§ **What you will do**: Without including any images, repeat the data exactly.

§ **Data lines**:
((

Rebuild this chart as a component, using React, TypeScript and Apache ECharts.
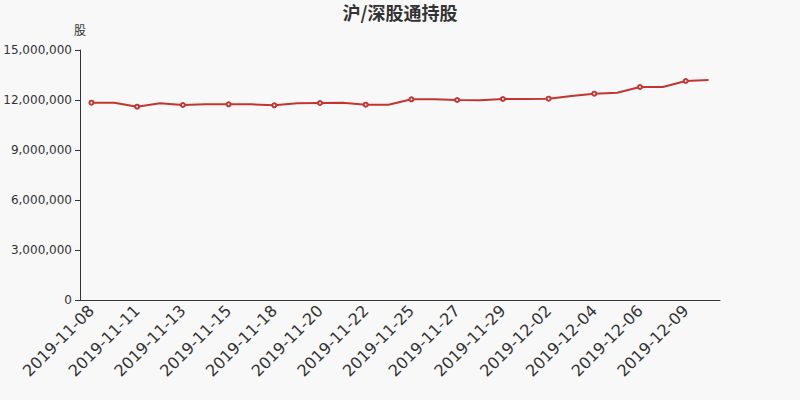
import React, { useEffect, useRef } from "react";
import * as echarts from "echarts";

const titleText = "沪/深股通持股";
const yAxisName = "股";

const dates = [
  "2019-11-08", "2019-11-09", "2019-11-11", "2019-11-12", "2019-11-13", "2019-11-14",
  "2019-11-15", "2019-11-16", "2019-11-18", "2019-11-19", "2019-11-20", "2019-11-21",
  "2019-11-22", "2019-11-23", "2019-11-25", "2019-11-26", "2019-11-27", "2019-11-28",
  "2019-11-29", "2019-11-30", "2019-12-02", "2019-12-03", "2019-12-04", "2019-12-05",
  "2019-12-06", "2019-12-07", "2019-12-09", "2019-12-10",
];

const holdings = [
  11840000, 11840000, 11600000, 11800000, 11700000, 11740000,
  11740000, 11740000, 11680000, 11800000, 11820000, 11840000,
  11720000, 11720000, 12040000, 12040000, 12000000, 11980000,
  12060000, 12060000, 12080000, 12240000, 12380000, 12440000,
  12780000, 12780000, 13140000, 13200000,
];

const yMin = 0;
const yMax = 15000000;
const yInterval = 3000000;

const LATIN = "DejaVu Sans";
const CJK = "Noto Sans CJK SC";

export default function App() {
  const ref = useRef<HTMLDivElement>(null);

  useEffect(() => {
    if (!ref.current) return;
    const chart = echarts.init(ref.current, undefined, { renderer: "svg" });
    chart.setOption({
      animation: false,
      backgroundColor: "#f8f8f8",
      textStyle: { fontFamily: LATIN },
      title: {
        text: titleText,
        left: "center",
        top: -2,
        textStyle: {
          fontSize: 18,
          fontWeight: "bold",
          color: "#333",
          fontFamily: CJK,
        },
      },
      grid: { left: 80, right: 80, top: 50, bottom: 100 },
      xAxis: {
        type: "category",
        data: dates,
        boundaryGap: true,
        axisLine: { lineStyle: { color: "#333" } },
        axisTick: { interval: 1, lineStyle: { color: "#333" } },
        axisLabel: {
          interval: 1,
          rotate: 45,
          fontSize: 16,
          fontFamily: LATIN,
          color: "#333",
          margin: 8,
        },
      },
      yAxis: {
        type: "value",
        name: yAxisName,
        min: yMin,
        max: yMax,
        interval: yInterval,
        nameTextStyle: { color: "#333", fontSize: 12, fontFamily: CJK },
        axisLine: { show: true, lineStyle: { color: "#333" } },
        axisTick: { show: true, lineStyle: { color: "#333" } },
        splitLine: { show: false },
        axisLabel: {
          color: "#333",
          fontSize: 12,
          fontFamily: LATIN,
          formatter: (v: number) => v.toLocaleString("en-US"),
        },
      },
      series: [
        {
          type: "line",
          data: holdings,
          symbol: "emptyCircle",
          symbolSize: (_v: number, p: any) => (p.dataIndex % 2 === 0 ? 4 : 0),
          showSymbol: true,
          showAllSymbol: true,
          lineStyle: { color: "#c23531", width: 2 },
          itemStyle: { color: "#c23531", borderColor: "#c23531", borderWidth: 1 },
        },
      ],
    });
    return () => chart.dispose();
  }, []);

  return (
    <div
      ref={ref}
      style={{ position: "fixed", left: 0, top: 0, width: 800, height: 400 }}
    />
  );
}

))

§ **Written response**:
Rebuild this chart as a component, using React, TypeScript and Apache ECharts.
import React, { useEffect, useRef } from "react";
import * as echarts from "echarts";

const titleText = "沪/深股通持股";
const yAxisName = "股";

const dates = [
  "2019-11-08", "2019-11-09", "2019-11-11", "2019-11-12", "2019-11-13", "2019-11-14",
  "2019-11-15", "2019-11-16", "2019-11-18", "2019-11-19", "2019-11-20", "2019-11-21",
  "2019-11-22", "2019-11-23", "2019-11-25", "2019-11-26", "2019-11-27", "2019-11-28",
  "2019-11-29", "2019-11-30", "2019-12-02", "2019-12-03", "2019-12-04", "2019-12-05",
  "2019-12-06", "2019-12-07", "2019-12-09", "2019-12-10",
];

const holdings = [
  11840000, 11840000, 11600000, 11800000, 11700000, 11740000,
  11740000, 11740000, 11680000, 11800000, 11820000, 11840000,
  11720000, 11720000, 12040000, 12040000, 12000000, 11980000,
  12060000, 12060000, 12080000, 12240000, 12380000, 12440000,
  12780000, 12780000, 13140000, 13200000,
];

const yMin = 0;
const yMax = 15000000;
const yInterval = 3000000;

const LATIN = "DejaVu Sans";
const CJK = "Noto Sans CJK SC";

export default function App() {
  const ref = useRef<HTMLDivElement>(null);

  useEffect(() => {
    if (!ref.current) return;
    const chart = echarts.init(ref.current, undefined, { renderer: "svg" });
    chart.setOption({
      animation: false,
      backgroundColor: "#f8f8f8",
      textStyle: { fontFamily: LATIN },
      title: {
        text: titleText,
        left: "center",
        top: -2,
        textStyle: {
          fontSize: 18,
          fontWeight: "bold",
          color: "#333",
          fontFamily: CJK,
        },
      },
      grid: { left: 80, right: 80, top: 50, bottom: 100 },
      xAxis: {
        type: "category",
        data: dates,
        boundaryGap: true,
        axisLine: { lineStyle: { color: "#333" } },
        axisTick: { interval: 1, lineStyle: { color: "#333" } },
        axisLabel: {
          interval: 1,
          rotate: 45,
          fontSize: 16,
          fontFamily: LATIN,
          color: "#333",
          margin: 8,
        },
      },
      yAxis: {
        type: "value",
        name: yAxisName,
        min: yMin,
        max: yMax,
        interval: yInterval,
        nameTextStyle: { color: "#333", fontSize: 12, fontFamily: CJK },
        axisLine: { show: true, lineStyle: { color: "#333" } },
        axisTick: { show: true, lineStyle: { color: "#333" } },
        splitLine: { show: false },
        axisLabel: {
          color: "#333",
          fontSize: 12,
          fontFamily: LATIN,
          formatter: (v: number) => v.toLocaleString("en-US"),
        },
      },
      series: [
        {
          type: "line",
          data: holdings,
          symbol: "emptyCircle",
          symbolSize: (_v: number, p: any) => (p.dataIndex % 2 === 0 ? 4 : 0),
          showSymbol: true,
          showAllSymbol: true,
          lineStyle: { color: "#c23531", width: 2 },
          itemStyle: { color: "#c23531", borderColor: "#c23531", borderWidth: 1 },
        },
      ],
    });
    return () => chart.dispose();
  }, []);

  return (
    <div
      ref={ref}
      style={{ position: "fixed", left: 0, top: 0, width: 800, height: 400 }}
    />
  );
}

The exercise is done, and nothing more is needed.